What local Indigenous movements can learn from Standing Rock protest
UBC professor hopes people will engage in more than just ‘hashtag activism’
CBC News, November 6, 2016
While protests against the Dakota Access Pipeline in North Dakota have inspired an outpouring of support and solidarity, a professor says people can do more to support similar actions here in Canada.
Since April, the Standing Rock Sioux in southern North Dakota have been protesting the construction of a pipeline which would carry oil near their reservation.
For months, thousands of Indigenous people and activists have gathered on their land in solidarity.
The response from the U.S. government has been to arrest and evict protesters. Two grad students from the University of Northern British Columbia who travelled to the Standing Rock protest were recently arrested and released.
Online, a Facebook campaign urged users to “check in” at the Standing Rock protest as a way of showing support.
For University of British Columbia Indigenous Studies professor Sarah Hunt, the displays of solidarity are impressive, but she questioned whether people will continue to remain engaged.

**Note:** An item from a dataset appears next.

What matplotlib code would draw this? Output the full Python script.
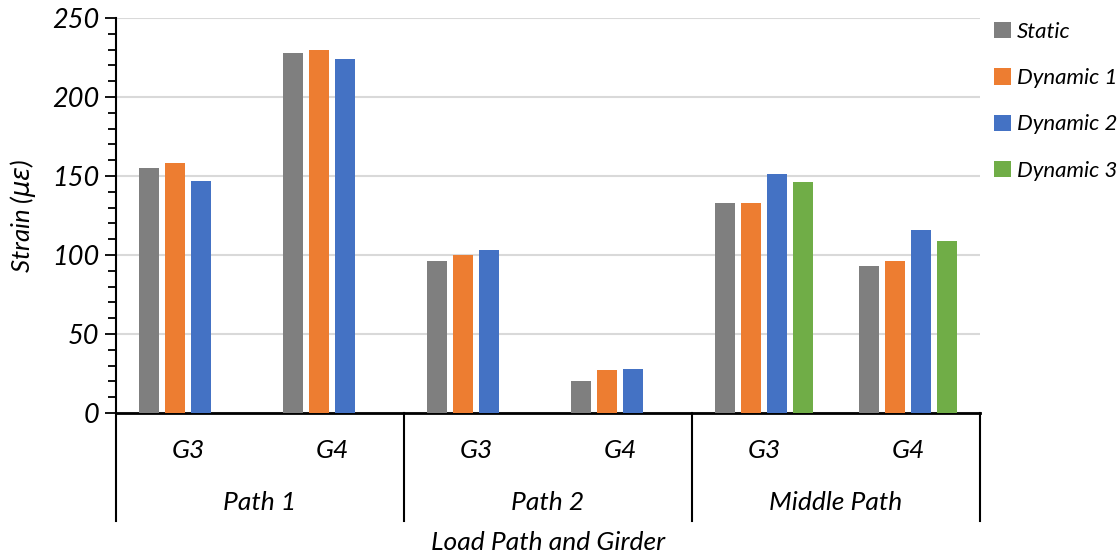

“What happens the next day? What happens when people leave that protest? What happens when things die down?” she asked.
Hunt said there are similar issues affecting Indigenous communities in B.C. that don’t get the same attention as Standing Rock.
“It’s hard to know exactly why this struggle has got the public attention that it has,” she said.
“I do think that a lot of what’s happening in Standing Rock is happening everywhere … it’s just happening out of sight. Making that visible has been slow.”
Strategies from Standing Rock
Hunt said local movements can learn from the Standing Rock protest to make their own campaigns more visible.
For example, the Standing Rock protesters have been using social media extremely effectively.
“Now that we can see videos and photographs up to the minute, it make it feel very present,” she explained.
Hunt contrasted the Standing Rock protest with those against BC Hydro’s Site C project in northeastern B.C. The hydro protests have largely taken place within the court system, which she said have been unsuccessful because it is less public.
“Unless you can see it, you can’t relate to it.”
The B.C. Supreme Court recently denied a petition by two B.C. First Nations to overturn the permits for the construction of the Site C dam.